• WORK TO BE COMPLETED:
Leaving the pictures out, print the lines from the first line of the listing through the line containing "Serif', 'Times New", exactly as they read, and no others.

- - - - - - -

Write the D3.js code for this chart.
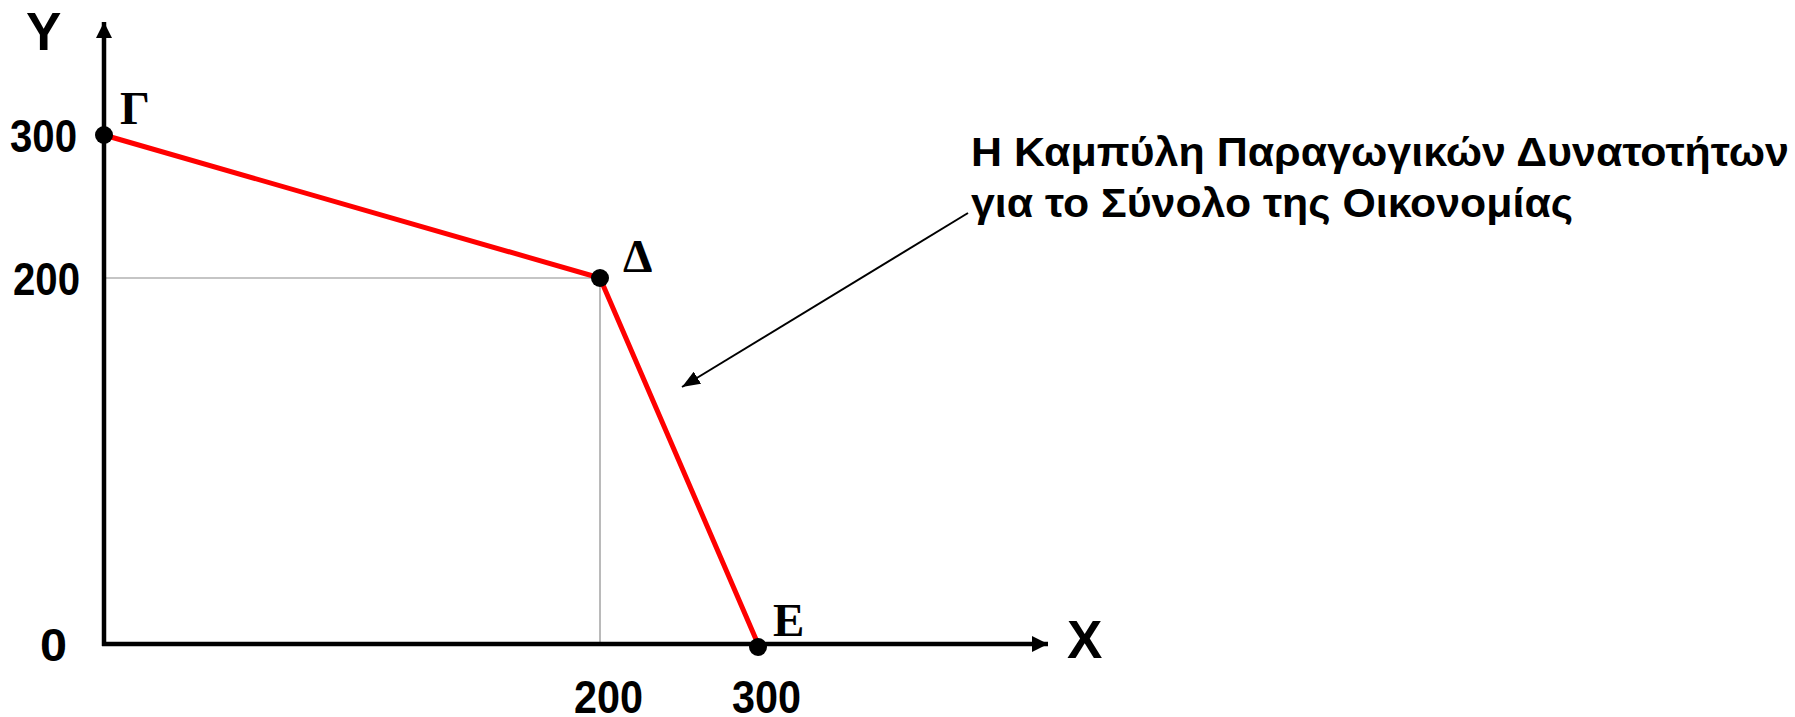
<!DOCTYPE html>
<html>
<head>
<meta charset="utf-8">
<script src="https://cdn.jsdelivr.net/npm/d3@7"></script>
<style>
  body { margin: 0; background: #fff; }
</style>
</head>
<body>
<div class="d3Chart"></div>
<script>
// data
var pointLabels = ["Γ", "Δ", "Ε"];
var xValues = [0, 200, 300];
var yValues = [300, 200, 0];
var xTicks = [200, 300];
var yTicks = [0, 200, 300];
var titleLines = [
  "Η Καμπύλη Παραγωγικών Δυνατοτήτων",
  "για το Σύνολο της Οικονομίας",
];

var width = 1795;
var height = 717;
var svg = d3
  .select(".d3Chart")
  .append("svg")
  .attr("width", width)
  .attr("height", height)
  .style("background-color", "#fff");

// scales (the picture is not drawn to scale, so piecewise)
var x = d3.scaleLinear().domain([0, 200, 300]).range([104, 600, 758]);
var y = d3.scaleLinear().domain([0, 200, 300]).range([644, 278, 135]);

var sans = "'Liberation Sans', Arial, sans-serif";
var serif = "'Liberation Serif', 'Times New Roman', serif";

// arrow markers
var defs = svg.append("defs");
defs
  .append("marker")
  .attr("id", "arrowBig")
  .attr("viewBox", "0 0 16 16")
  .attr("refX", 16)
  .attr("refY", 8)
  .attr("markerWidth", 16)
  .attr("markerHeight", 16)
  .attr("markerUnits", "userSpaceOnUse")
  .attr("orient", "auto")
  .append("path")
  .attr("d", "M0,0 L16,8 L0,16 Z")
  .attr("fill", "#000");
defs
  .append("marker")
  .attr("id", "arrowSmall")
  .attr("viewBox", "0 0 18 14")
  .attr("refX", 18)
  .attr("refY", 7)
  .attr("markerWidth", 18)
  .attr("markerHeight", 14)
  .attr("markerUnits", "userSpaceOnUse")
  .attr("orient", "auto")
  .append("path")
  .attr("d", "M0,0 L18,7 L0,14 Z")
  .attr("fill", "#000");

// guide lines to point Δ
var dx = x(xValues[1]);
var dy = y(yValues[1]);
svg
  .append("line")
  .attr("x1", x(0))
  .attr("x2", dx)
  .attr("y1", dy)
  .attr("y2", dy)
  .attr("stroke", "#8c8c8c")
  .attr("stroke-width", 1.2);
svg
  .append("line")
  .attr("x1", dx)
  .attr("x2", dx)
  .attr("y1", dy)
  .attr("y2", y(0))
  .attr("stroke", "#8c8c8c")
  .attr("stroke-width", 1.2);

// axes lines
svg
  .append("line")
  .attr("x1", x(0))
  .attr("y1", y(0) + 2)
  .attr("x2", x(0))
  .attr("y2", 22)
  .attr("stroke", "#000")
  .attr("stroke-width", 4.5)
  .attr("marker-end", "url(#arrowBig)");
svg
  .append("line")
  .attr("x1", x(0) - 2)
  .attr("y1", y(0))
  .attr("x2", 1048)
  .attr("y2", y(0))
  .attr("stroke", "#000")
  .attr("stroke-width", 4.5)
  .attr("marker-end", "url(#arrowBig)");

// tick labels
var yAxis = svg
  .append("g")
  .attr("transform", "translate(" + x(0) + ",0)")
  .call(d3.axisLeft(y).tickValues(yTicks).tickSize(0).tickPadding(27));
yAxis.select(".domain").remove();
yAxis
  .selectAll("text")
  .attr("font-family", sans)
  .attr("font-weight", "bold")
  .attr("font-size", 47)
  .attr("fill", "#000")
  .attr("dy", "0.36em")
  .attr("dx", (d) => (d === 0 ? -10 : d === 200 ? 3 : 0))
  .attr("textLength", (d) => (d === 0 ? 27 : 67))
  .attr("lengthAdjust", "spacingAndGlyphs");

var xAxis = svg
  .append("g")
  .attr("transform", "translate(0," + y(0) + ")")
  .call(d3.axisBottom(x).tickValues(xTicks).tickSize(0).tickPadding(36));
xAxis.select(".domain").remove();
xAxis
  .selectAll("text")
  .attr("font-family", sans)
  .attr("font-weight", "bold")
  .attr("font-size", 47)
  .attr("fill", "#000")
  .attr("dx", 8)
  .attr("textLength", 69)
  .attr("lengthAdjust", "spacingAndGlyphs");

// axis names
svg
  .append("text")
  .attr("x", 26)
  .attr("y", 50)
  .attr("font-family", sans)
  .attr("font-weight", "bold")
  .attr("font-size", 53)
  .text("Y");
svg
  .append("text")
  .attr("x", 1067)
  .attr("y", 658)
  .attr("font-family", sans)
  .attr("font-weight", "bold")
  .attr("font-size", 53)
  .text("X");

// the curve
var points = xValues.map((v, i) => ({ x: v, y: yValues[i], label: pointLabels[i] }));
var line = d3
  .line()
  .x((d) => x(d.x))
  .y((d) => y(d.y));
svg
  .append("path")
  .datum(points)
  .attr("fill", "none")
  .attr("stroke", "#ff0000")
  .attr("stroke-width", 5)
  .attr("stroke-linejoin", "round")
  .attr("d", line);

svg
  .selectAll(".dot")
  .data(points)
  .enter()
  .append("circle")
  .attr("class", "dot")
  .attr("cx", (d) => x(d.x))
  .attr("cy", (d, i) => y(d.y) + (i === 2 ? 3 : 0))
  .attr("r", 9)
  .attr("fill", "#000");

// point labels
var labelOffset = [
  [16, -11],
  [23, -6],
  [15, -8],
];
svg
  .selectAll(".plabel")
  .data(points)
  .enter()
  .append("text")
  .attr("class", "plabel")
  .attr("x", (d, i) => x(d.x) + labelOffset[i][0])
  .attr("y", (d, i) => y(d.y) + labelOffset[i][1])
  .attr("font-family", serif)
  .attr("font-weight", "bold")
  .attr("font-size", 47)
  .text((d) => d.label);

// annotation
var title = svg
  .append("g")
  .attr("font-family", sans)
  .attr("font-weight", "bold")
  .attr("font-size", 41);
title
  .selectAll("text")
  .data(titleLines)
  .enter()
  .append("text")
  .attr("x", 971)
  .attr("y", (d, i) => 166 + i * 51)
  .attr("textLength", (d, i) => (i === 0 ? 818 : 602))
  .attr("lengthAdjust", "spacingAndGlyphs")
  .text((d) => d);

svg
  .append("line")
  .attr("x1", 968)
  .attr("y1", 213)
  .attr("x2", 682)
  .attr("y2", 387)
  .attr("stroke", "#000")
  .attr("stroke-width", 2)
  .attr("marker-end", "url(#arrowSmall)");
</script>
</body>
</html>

- - - - - - -

• RESPONSE TO THE EXERCISE:
Write the D3.js code for this chart.
<!DOCTYPE html>
<html>
<head>
<meta charset="utf-8">
<script src="https://cdn.jsdelivr.net/npm/d3@7"></script>
<style>
  body { margin: 0; background: #fff; }
</style>
</head>
<body>
<div class="d3Chart"></div>
<script>
// data
var pointLabels = ["Γ", "Δ", "Ε"];
var xValues = [0, 200, 300];
var yValues = [300, 200, 0];
var xTicks = [200, 300];
var yTicks = [0, 200, 300];
var titleLines = [
  "Η Καμπύλη Παραγωγικών Δυνατοτήτων",
  "για το Σύνολο της Οικονομίας",
];

var width = 1795;
var height = 717;
var svg = d3
  .select(".d3Chart")
  .append("svg")
  .attr("width", width)
  .attr("height", height)
  .style("background-color", "#fff");

// scales (the picture is not drawn to scale, so piecewise)
var x = d3.scaleLinear().domain([0, 200, 300]).range([104, 600, 758]);
var y = d3.scaleLinear().domain([0, 200, 300]).range([644, 278, 135]);

var sans = "'Liberation Sans', Arial, sans-serif";
var serif = "'Liberation Serif', 'Times New Roman', serif";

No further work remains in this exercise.